DATASET EXCERPT —

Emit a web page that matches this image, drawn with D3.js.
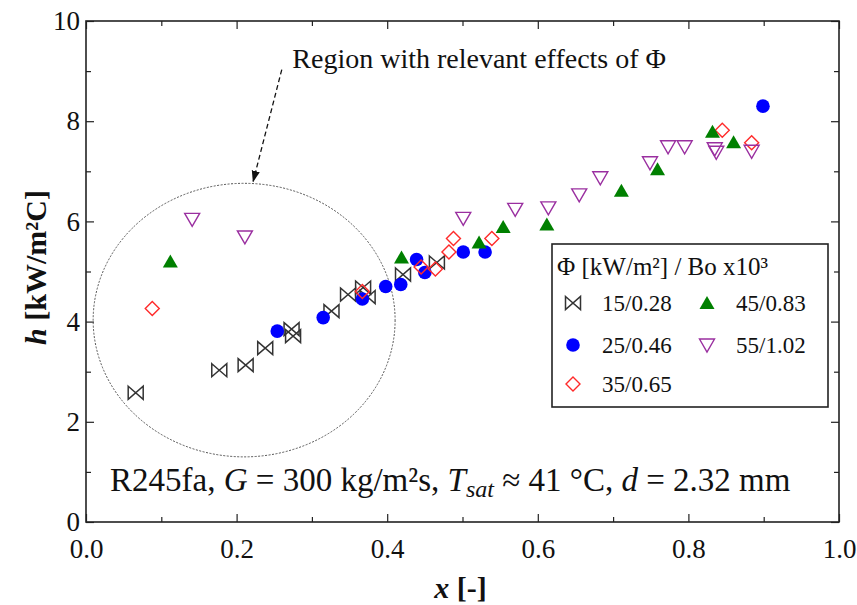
<!DOCTYPE html>
<html>
<head>
<meta charset="utf-8">
<script src="https://cdn.jsdelivr.net/npm/d3@7"></script>
<style>
  body { margin: 0; background: #fff; }
  svg text { font-family: "Liberation Serif", "Times New Roman", serif; fill: #111; }
</style>
</head>
<body>
<div id="chart"></div>
<script>
// quality x, heat transfer coefficient h [kW/m2C]
const s15 = [[0.066, 2.58], [0.177, 3.03], [0.212, 3.13], [0.238, 3.47], [0.273, 3.85], [0.275, 3.71],
  [0.326, 4.21], [0.348, 4.54], [0.368, 4.68], [0.374, 4.49], [0.421, 4.94], [0.466, 5.18]];
const s25 = [[0.254, 3.81], [0.315, 4.08], [0.367, 4.45], [0.398, 4.70], [0.418, 4.74], [0.439, 5.24],
  [0.450, 4.98], [0.501, 5.39], [0.530, 5.39], [0.899, 8.30]];
const s35 = [[0.088, 4.26], [0.367, 4.60], [0.445, 5.09], [0.464, 5.05], [0.482, 5.39], [0.488, 5.66],
  [0.539, 5.66], [0.845, 7.82], [0.884, 7.57]];
const s45 = [[0.112, 5.20], [0.419, 5.28], [0.522, 5.58], [0.554, 5.89], [0.612, 5.94], [0.711, 6.61],
  [0.759, 7.04], [0.832, 7.79], [0.860, 7.58]];
const s55 = [[0.141, 6.04], [0.211, 5.69], [0.501, 6.06], [0.570, 6.24], [0.614, 6.27], [0.655, 6.53],
  [0.683, 6.87], [0.749, 7.17], [0.773, 7.49], [0.795, 7.49], [0.835, 7.45], [0.837, 7.38], [0.884, 7.40]];

const seriesLabels = ['15/0.28', '25/0.46', '35/0.65', '45/0.83', '55/1.02'];
const xTicks = [0, 0.2, 0.4, 0.6, 0.8, 1.0];
const yTicks = [0, 2, 4, 6, 8, 10];
const xMinor = [0.1, 0.3, 0.5, 0.7, 0.9];
const yMinor = [1, 3, 5, 7, 9];

const outerWidth = 857;
const outerHeight = 605;
const margin = { top: 21, right: 18, bottom: 83, left: 86 };
const width = outerWidth - margin.left - margin.right;
const height = outerHeight - margin.top - margin.bottom;
const serif = '"Liberation Serif", "Times New Roman", serif';

const svg = d3.select('#chart').append('svg')
  .attr('width', outerWidth)
  .attr('height', outerHeight)
  .style('font-family', serif);

const g = svg.append('g')
  .attr('transform', `translate(${margin.left}, ${margin.top})`);

const x = d3.scaleLinear().domain([0, 1]).range([0, width]);
const y = d3.scaleLinear().domain([0, 10]).range([height, 0]);

// marker shapes
const shapes = {
  bowtie: 'M-7.5,-6.5L7.5,6.5L7.5,-6.5L-7.5,6.5Z',
  diamond: 'M0,-7L7,0L0,7L-7,0Z',
  triUp: 'M0,-7L7.5,6L-7.5,6Z',
  triDown: 'M-7.5,-6L7.5,-6L0,7Z'
};

const styles = [
  { data: s15, shape: 'bowtie', fill: 'none', stroke: '#333', sw: 1.5 },
  { data: s25, shape: 'circle', fill: '#0000ff', stroke: 'none', sw: 0 },
  { data: s35, shape: 'diamond', fill: 'none', stroke: '#ff2a2a', sw: 1.4 },
  { data: s45, shape: 'triUp', fill: '#008000', stroke: 'none', sw: 0 },
  { data: s55, shape: 'triDown', fill: 'none', stroke: '#9a2fa0', sw: 1.4 }
];

function drawMarker(sel, st) {
  if (st.shape === 'circle') {
    sel.append('circle').attr('r', 6.8).attr('fill', st.fill);
  } else {
    sel.append('path').attr('d', shapes[st.shape])
      .attr('fill', st.fill)
      .attr('stroke', st.stroke)
      .attr('stroke-width', st.sw)
      .attr('stroke-linejoin', 'miter');
  }
}

// axes: inward ticks on all four sides
const fmtX = d3.format('.1f');
const styleLabels = a => a.attr('font-family', serif).selectAll('text')
  .style('font-family', serif).style('font-size', '27px').attr('fill', '#222');

g.append('g').attr('transform', `translate(0, ${height})`)
  .call(d3.axisBottom(x).tickValues(xTicks).tickFormat(fmtX).tickSize(-8).tickPadding(17))
  .call(styleLabels);
g.append('g').attr('transform', `translate(0, ${height})`)
  .call(d3.axisBottom(x).tickValues(xMinor).tickFormat('').tickSize(-5));
g.append('g')
  .call(d3.axisTop(x).tickValues(xTicks).tickFormat('').tickSize(-8));
g.append('g')
  .call(d3.axisTop(x).tickValues(xMinor).tickFormat('').tickSize(-5));

g.append('g')
  .call(d3.axisLeft(y).tickValues(yTicks).tickSize(-8).tickPadding(6))
  .call(styleLabels);
g.append('g')
  .call(d3.axisLeft(y).tickValues(yMinor).tickFormat('').tickSize(-5));
g.append('g').attr('transform', `translate(${width}, 0)`)
  .call(d3.axisRight(y).tickValues(yTicks).tickFormat('').tickSize(-8));
g.append('g').attr('transform', `translate(${width}, 0)`)
  .call(d3.axisRight(y).tickValues(yMinor).tickFormat('').tickSize(-5));

g.selectAll('.domain').remove();
g.selectAll('.tick line').attr('stroke', '#222').attr('stroke-width', 1.2);

g.append('rect')
  .attr('width', width).attr('height', height)
  .attr('fill', 'none').attr('stroke', '#222').attr('stroke-width', 1.6);

// region ellipse and annotation arrow
const ell = { cx: 0.21, cy: 4.03, rx: 0.2005, ry: 2.73 };
g.append('ellipse')
  .attr('cx', x(ell.cx)).attr('cy', y(ell.cy))
  .attr('rx', x(ell.rx) - x(0)).attr('ry', y(0) - y(ell.ry))
  .attr('fill', 'none').attr('stroke', '#555').attr('stroke-width', 1)
  .attr('stroke-dasharray', '2,1.5');

svg.append('defs').append('marker')
  .attr('id', 'arrow').attr('viewBox', '0 0 10 10')
  .attr('refX', 9).attr('refY', 5)
  .attr('markerWidth', 9).attr('markerHeight', 9)
  .attr('orient', 'auto-start-reverse')
  .append('path').attr('d', 'M0,1.5L10,5L0,8.5Z').attr('fill', '#111');

const arrowFrom = [0.26, 9.03];
const arrowTo = [0.222, 6.8];
g.append('line')
  .attr('x1', x(arrowFrom[0])).attr('y1', y(arrowFrom[1]))
  .attr('x2', x(arrowTo[0])).attr('y2', y(arrowTo[1]))
  .attr('stroke', '#111').attr('stroke-width', 1.3)
  .attr('stroke-dasharray', '5,3')
  .attr('marker-end', 'url(#arrow)');

g.append('text')
  .attr('x', x(0.274)).attr('y', y(9.07))
  .style('font-size', '28px')
  .text('Region with relevant effects of Φ');

// condition label
const cond = g.append('text')
  .attr('x', x(0.032)).attr('y', y(0.62))
  .style('font-size', '33px');
cond.append('tspan').text('R245fa, ');
cond.append('tspan').style('font-style', 'italic').text('G');
cond.append('tspan').text(' = 300 kg/m²s, ');
cond.append('tspan').style('font-style', 'italic').text('T');
cond.append('tspan').style('font-style', 'italic').style('font-size', '24px').attr('dy', 6).text('sat');
cond.append('tspan').attr('dy', -6).text(' ≈ 41 °C, ');
cond.append('tspan').style('font-style', 'italic').text('d');
cond.append('tspan').text(' = 2.32 mm');

// points
styles.forEach(st => {
  g.append('g').selectAll('g')
    .data(st.data)
    .join('g')
    .attr('transform', d => `translate(${x(d[0])}, ${y(d[1])})`)
    .each(function () { drawMarker(d3.select(this), st); });
});

// axis titles
const xt = svg.append('text')
  .attr('x', margin.left + width / 2 - 2).attr('y', 598)
  .attr('text-anchor', 'middle')
  .style('font-size', '30px').style('font-weight', 'bold');
xt.append('tspan').style('font-style', 'italic').text('x');
xt.append('tspan').text('  [-]');

const yt = svg.append('text')
  .attr('transform', `translate(46, ${margin.top + height / 2 - 4}) rotate(-90)`)
  .attr('text-anchor', 'middle')
  .style('font-size', '30px').style('font-weight', 'bold');
yt.append('tspan').style('font-style', 'italic').text('h');
yt.append('tspan').text('  [kW/m²C]');

// legend
const lg = svg.append('g').attr('transform', 'translate(552, 244)');
lg.append('rect')
  .attr('width', 276).attr('height', 163)
  .attr('fill', '#fff').attr('stroke', '#222').attr('stroke-width', 1.6);
lg.append('text').attr('x', 5).attr('y', 31)
  .style('font-size', '25px')
  .text('Φ  [kW/m²] / Bo x10³');

const legendPos = [[21, 59], [21, 101], [21, 140], [155, 59], [155, 101]];
styles.forEach((st, i) => {
  const p = legendPos[i];
  const item = lg.append('g').attr('transform', `translate(${p[0]}, ${p[1]})`);
  drawMarker(item, st);
  item.append('text').attr('x', 29).attr('y', 8)
    .style('font-size', '23px')
    .text(seriesLabels[i]);
});
</script>
</body>
</html>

EXERCISE DESCRIPTION —
Scan the material above. Copy each line where "with" occurs.

REPLY TO THE EXERCISE —
Emit a web page that matches this image, drawn with D3.js.
  .text('Region with relevant effects of Φ');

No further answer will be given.